— Start of RECORDS —
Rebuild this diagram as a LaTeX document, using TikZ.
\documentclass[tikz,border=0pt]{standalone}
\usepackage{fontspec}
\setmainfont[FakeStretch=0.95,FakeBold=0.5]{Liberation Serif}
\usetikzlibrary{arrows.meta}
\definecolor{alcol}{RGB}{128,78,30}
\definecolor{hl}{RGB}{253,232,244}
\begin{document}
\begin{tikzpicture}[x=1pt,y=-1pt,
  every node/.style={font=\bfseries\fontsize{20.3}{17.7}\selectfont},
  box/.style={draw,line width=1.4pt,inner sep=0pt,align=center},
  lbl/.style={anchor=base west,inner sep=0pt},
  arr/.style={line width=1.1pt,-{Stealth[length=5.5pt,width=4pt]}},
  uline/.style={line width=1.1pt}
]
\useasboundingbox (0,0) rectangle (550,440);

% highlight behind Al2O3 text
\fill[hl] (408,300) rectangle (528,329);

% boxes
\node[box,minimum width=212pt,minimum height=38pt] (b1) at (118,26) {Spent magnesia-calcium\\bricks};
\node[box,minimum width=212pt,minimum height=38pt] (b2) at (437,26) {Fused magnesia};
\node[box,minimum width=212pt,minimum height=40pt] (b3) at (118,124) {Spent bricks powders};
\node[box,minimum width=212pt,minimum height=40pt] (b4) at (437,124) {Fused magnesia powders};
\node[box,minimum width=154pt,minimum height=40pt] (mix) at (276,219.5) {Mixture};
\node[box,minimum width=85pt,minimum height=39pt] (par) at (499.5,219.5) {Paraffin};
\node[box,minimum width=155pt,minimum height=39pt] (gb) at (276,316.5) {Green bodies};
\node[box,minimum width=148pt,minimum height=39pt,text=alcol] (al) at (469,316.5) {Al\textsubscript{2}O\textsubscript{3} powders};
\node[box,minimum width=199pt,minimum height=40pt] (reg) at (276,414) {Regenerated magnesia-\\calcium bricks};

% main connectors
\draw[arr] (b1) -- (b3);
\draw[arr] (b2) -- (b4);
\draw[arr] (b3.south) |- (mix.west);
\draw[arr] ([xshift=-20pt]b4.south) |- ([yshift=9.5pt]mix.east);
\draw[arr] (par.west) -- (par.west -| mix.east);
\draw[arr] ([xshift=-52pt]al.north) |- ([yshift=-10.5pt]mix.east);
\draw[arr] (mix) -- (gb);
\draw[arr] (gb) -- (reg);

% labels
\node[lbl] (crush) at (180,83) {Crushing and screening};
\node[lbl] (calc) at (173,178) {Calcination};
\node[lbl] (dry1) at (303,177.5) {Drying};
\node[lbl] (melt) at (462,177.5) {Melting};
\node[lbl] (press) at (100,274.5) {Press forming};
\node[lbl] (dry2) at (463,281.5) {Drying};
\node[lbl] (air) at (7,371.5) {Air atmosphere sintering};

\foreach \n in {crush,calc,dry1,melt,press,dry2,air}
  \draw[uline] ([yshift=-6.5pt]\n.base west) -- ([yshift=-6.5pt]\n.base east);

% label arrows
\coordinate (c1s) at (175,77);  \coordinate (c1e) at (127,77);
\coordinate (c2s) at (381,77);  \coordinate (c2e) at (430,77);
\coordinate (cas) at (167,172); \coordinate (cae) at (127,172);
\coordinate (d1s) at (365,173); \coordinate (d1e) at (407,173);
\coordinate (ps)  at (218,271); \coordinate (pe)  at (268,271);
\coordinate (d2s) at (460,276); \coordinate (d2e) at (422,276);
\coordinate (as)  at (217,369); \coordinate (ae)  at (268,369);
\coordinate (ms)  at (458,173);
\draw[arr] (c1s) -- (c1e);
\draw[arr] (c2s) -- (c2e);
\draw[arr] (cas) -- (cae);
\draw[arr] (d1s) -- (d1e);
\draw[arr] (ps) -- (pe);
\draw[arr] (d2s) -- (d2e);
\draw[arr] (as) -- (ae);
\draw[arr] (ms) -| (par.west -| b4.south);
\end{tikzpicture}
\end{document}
— End of RECORDS —
— Start of RECORDS —
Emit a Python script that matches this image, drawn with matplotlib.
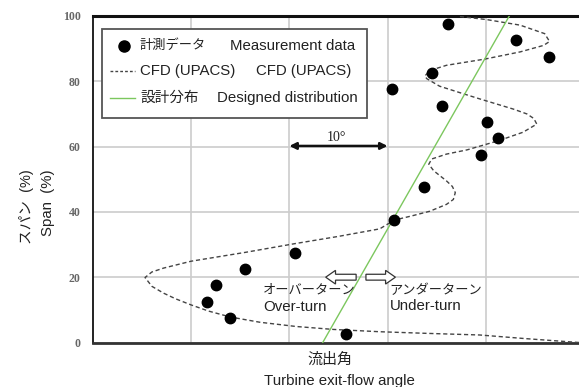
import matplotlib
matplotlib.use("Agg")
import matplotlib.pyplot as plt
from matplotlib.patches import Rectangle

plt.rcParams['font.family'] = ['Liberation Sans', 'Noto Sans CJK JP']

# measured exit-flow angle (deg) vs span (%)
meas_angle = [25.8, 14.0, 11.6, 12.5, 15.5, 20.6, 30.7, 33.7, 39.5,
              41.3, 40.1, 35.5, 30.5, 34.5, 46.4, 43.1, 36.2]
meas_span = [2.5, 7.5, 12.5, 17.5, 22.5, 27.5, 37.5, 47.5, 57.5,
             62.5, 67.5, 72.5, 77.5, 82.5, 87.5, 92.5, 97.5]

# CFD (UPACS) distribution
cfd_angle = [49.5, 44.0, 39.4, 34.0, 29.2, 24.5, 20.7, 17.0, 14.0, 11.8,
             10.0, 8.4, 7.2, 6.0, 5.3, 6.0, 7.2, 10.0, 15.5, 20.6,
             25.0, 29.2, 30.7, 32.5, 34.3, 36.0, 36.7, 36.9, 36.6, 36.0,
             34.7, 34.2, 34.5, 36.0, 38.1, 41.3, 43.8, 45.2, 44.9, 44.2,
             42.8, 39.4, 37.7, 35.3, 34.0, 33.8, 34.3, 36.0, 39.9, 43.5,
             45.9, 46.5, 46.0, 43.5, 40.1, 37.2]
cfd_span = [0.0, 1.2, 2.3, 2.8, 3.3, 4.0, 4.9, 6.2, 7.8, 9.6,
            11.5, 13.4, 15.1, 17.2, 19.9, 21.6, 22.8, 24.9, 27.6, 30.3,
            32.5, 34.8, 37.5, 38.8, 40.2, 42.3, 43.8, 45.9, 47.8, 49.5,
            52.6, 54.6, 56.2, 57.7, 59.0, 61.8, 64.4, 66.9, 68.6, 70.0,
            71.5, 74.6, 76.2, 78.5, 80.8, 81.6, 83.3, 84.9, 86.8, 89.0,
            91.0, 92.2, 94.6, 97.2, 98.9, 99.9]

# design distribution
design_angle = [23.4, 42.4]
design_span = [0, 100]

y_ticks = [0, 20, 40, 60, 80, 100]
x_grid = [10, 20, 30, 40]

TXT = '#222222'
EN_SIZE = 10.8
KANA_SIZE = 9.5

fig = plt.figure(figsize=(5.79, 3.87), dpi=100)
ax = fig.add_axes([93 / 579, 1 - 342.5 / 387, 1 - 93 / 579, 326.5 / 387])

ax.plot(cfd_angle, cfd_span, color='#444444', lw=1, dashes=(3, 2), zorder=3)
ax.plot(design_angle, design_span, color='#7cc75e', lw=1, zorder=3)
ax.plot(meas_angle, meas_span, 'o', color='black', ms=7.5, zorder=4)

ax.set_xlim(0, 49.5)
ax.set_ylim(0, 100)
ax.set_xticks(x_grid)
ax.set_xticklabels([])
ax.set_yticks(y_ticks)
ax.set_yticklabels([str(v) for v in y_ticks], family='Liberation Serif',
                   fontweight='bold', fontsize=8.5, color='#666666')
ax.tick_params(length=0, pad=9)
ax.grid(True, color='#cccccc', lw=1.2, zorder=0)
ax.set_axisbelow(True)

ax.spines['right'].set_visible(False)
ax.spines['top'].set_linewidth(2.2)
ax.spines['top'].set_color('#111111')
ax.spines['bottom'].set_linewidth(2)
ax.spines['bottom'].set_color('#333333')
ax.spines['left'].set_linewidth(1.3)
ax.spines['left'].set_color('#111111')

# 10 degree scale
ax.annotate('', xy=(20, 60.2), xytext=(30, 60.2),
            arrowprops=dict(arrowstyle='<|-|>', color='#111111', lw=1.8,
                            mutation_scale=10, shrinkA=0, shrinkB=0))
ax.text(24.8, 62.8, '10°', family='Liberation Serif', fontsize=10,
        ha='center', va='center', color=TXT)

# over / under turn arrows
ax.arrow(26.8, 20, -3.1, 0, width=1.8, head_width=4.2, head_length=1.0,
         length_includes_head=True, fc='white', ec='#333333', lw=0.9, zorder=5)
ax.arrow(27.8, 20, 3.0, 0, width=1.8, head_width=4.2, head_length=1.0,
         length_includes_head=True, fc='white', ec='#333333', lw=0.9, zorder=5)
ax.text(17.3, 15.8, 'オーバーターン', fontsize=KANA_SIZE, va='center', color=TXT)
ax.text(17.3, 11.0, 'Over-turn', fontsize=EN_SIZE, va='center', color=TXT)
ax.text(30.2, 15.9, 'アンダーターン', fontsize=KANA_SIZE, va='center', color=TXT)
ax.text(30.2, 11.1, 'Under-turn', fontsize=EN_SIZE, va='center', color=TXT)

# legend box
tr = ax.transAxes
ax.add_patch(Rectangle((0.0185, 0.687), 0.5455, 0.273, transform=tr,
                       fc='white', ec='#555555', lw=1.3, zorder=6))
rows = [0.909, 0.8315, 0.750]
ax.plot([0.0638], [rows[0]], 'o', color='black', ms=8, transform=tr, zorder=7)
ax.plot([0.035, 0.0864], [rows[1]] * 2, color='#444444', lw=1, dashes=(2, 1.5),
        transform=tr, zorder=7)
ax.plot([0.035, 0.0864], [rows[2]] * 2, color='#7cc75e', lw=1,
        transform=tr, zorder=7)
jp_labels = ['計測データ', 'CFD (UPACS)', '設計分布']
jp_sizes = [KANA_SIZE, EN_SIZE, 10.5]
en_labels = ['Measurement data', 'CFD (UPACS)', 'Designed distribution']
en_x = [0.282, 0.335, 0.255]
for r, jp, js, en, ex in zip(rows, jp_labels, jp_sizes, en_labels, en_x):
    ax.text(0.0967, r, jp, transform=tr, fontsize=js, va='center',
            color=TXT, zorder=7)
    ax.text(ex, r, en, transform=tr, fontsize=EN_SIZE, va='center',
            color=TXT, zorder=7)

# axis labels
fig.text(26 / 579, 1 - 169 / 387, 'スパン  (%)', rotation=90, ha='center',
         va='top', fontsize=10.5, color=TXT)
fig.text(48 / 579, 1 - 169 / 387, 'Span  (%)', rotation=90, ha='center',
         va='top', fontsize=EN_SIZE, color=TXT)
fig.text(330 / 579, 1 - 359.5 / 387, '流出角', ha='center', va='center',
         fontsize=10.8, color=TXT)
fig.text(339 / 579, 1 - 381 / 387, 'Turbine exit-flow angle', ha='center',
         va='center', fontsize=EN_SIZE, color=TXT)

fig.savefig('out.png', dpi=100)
— End of RECORDS —
INSTRUCTIONS FOR THE TASK: Working from the entries above, return all lines that contain "this".

ANSWER FOR THE TASK:
Rebuild this diagram as a LaTeX document, using TikZ.
Emit a Python script that matches this image, drawn with matplotlib.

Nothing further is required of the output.